==== GIVEN DATA
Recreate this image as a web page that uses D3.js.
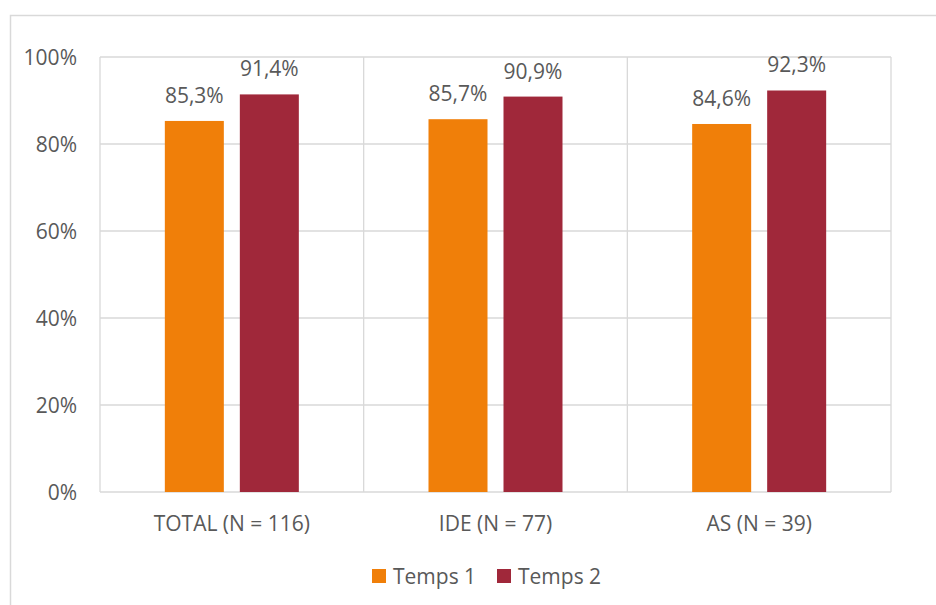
<!DOCTYPE html>
<html><head><meta charset="utf-8">
<script src="https://cdn.jsdelivr.net/npm/d3@7"></script>
<style>body{margin:0;background:#fff}svg{display:block}text{font-family:"Open Sans",sans-serif;fill:#595959}</style>
</head><body><svg id="c" width="936" height="605"></svg>
<script>
const categories = ["TOTAL (N = 116)", "IDE (N = 77)", "AS (N = 39)"];
const seriesNames = ["Temps 1", "Temps 2"];
const temps1 = [85.3, 85.7, 84.6];
const temps2 = [91.4, 90.9, 92.3];
const yTicks = [0, 20, 40, 60, 80, 100];
const colors = ["#F07F09", "#A0283A"];
const FS = "21px";

const svg = d3.select("#c");
svg.append("rect").attr("x",10.5).attr("y",15.5).attr("width",940).attr("height",600)
  .attr("fill","none").attr("stroke","#d9d9d9").attr("stroke-width",1.5);

const L=100, R=891, T=57, B=492;
const x = d3.scaleBand().domain(categories).range([L,R]);
const y = d3.scaleLinear().domain([0,100]).range([B,T]);
const x1 = d3.scaleBand().domain(seriesNames).range([0,134]).paddingInner(16/75);

const g = svg.append("g");
g.selectAll(".hg").data(yTicks).join("line")
  .attr("x1",L).attr("x2",R).attr("y1",d=>y(d)).attr("y2",d=>y(d))
  .attr("stroke","#d9d9d9").attr("stroke-width",1.3);
const bounds = categories.map(c=>x(c)).concat([R]);
g.selectAll(".vg").data(bounds).join("line")
  .attr("x1",d=>d).attr("x2",d=>d).attr("y1",T).attr("y2",B)
  .attr("stroke","#d9d9d9").attr("stroke-width",1.3);

const yAxis = d3.axisLeft(y).tickValues(yTicks).tickFormat(d=>d+"%").tickSize(0).tickPadding(0);
const ya = svg.append("g").attr("transform","translate(77,0)").call(yAxis);
ya.select(".domain").remove();
ya.selectAll("text").style("font-size",FS).attr("fill","#595959").attr("dy","0.36em").style("font-family",'"Open Sans",sans-serif');

const xAxis = d3.axisBottom(x).tickSize(0).tickPadding(0);
const xa = svg.append("g").attr("transform","translate(0,531)").call(xAxis);
xa.select(".domain").remove();
xa.selectAll("text").attr("dy",0).style("font-size",FS).attr("fill","#595959").style("font-family",'"Open Sans",sans-serif');

const data = categories.map((c,i)=>({c, vals:[{s:seriesNames[0],v:temps1[i],k:0},{s:seriesNames[1],v:temps2[i],k:1}]}));
const grp = svg.selectAll(".cat").data(data).join("g")
  .attr("transform",d=>`translate(${x(d.c)+x.bandwidth()/2-67},0)`);
grp.selectAll("rect").data(d=>d.vals).join("rect")
  .attr("x",d=>x1(d.s)).attr("width",x1.bandwidth())
  .attr("y",d=>y(d.v)).attr("height",d=>y(0)-y(d.v)).attr("fill",d=>colors[d.k]);
grp.selectAll("text").data(d=>d.vals).join("text")
  .attr("x",d=>x1(d.s)+x1.bandwidth()/2).attr("y",d=>y(d.v)-18)
  .attr("text-anchor","middle").style("font-size",FS)
  .text(d=>d3.format(".1f")(d.v).replace(".",",")+"%");

const leg = svg.append("g");
const lx = [372, 497];
seriesNames.forEach((s,i)=>{
  leg.append("rect").attr("x",lx[i]).attr("y",569).attr("width",14).attr("height",14).attr("fill",colors[i]);
  leg.append("text").attr("x",lx[i]+21).attr("y",584).style("font-size",FS).text(s);
});
</script></body></html>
========
Without including any pictures, reproduce the listing exactly.

## CORRECT RESPONSE
Recreate this image as a web page that uses D3.js.
<!DOCTYPE html>
<html><head><meta charset="utf-8">
<script src="https://cdn.jsdelivr.net/npm/d3@7"></script>
<style>body{margin:0;background:#fff}svg{display:block}text{font-family:"Open Sans",sans-serif;fill:#595959}</style>
</head><body><svg id="c" width="936" height="605"></svg>
<script>
const categories = ["TOTAL (N = 116)", "IDE (N = 77)", "AS (N = 39)"];
const seriesNames = ["Temps 1", "Temps 2"];
const temps1 = [85.3, 85.7, 84.6];
const temps2 = [91.4, 90.9, 92.3];
const yTicks = [0, 20, 40, 60, 80, 100];
const colors = ["#F07F09", "#A0283A"];
const FS = "21px";

const svg = d3.select("#c");
svg.append("rect").attr("x",10.5).attr("y",15.5).attr("width",940).attr("height",600)
  .attr("fill","none").attr("stroke","#d9d9d9").attr("stroke-width",1.5);

const L=100, R=891, T=57, B=492;
const x = d3.scaleBand().domain(categories).range([L,R]);
const y = d3.scaleLinear().domain([0,100]).range([B,T]);
const x1 = d3.scaleBand().domain(seriesNames).range([0,134]).paddingInner(16/75);

const g = svg.append("g");
g.selectAll(".hg").data(yTicks).join("line")
  .attr("x1",L).attr("x2",R).attr("y1",d=>y(d)).attr("y2",d=>y(d))
  .attr("stroke","#d9d9d9").attr("stroke-width",1.3);
const bounds = categories.map(c=>x(c)).concat([R]);
g.selectAll(".vg").data(bounds).join("line")
  .attr("x1",d=>d).attr("x2",d=>d).attr("y1",T).attr("y2",B)
  .attr("stroke","#d9d9d9").attr("stroke-width",1.3);

const yAxis = d3.axisLeft(y).tickValues(yTicks).tickFormat(d=>d+"%").tickSize(0).tickPadding(0);
const ya = svg.append("g").attr("transform","translate(77,0)").call(yAxis);
ya.select(".domain").remove();
ya.selectAll("text").style("font-size",FS).attr("fill","#595959").attr("dy","0.36em").style("font-family",'"Open Sans",sans-serif');

const xAxis = d3.axisBottom(x).tickSize(0).tickPadding(0);
const xa = svg.append("g").attr("transform","translate(0,531)").call(xAxis);
xa.select(".domain").remove();
xa.selectAll("text").attr("dy",0).style("font-size",FS).attr("fill","#595959").style("font-family",'"Open Sans",sans-serif');

const data = categories.map((c,i)=>({c, vals:[{s:seriesNames[0],v:temps1[i],k:0},{s:seriesNames[1],v:temps2[i],k:1}]}));
const grp = svg.selectAll(".cat").data(data).join("g")
  .attr("transform",d=>`translate(${x(d.c)+x.bandwidth()/2-67},0)`);
grp.selectAll("rect").data(d=>d.vals).join("rect")
  .attr("x",d=>x1(d.s)).attr("width",x1.bandwidth())
  .attr("y",d=>y(d.v)).attr("height",d=>y(0)-y(d.v)).attr("fill",d=>colors[d.k]);
grp.selectAll("text").data(d=>d.vals).join("text")
  .attr("x",d=>x1(d.s)+x1.bandwidth()/2).attr("y",d=>y(d.v)-18)
  .attr("text-anchor","middle").style("font-size",FS)
  .text(d=>d3.format(".1f")(d.v).replace(".",",")+"%");

const leg = svg.append("g");
const lx = [372, 497];
seriesNames.forEach((s,i)=>{
  leg.append("rect").attr("x",lx[i]).attr("y",569).attr("width",14).attr("height",14).attr("fill",colors[i]);
  leg.append("text").attr("x",lx[i]+21).attr("y",584).style("font-size",FS).text(s);
});
</script></body></html>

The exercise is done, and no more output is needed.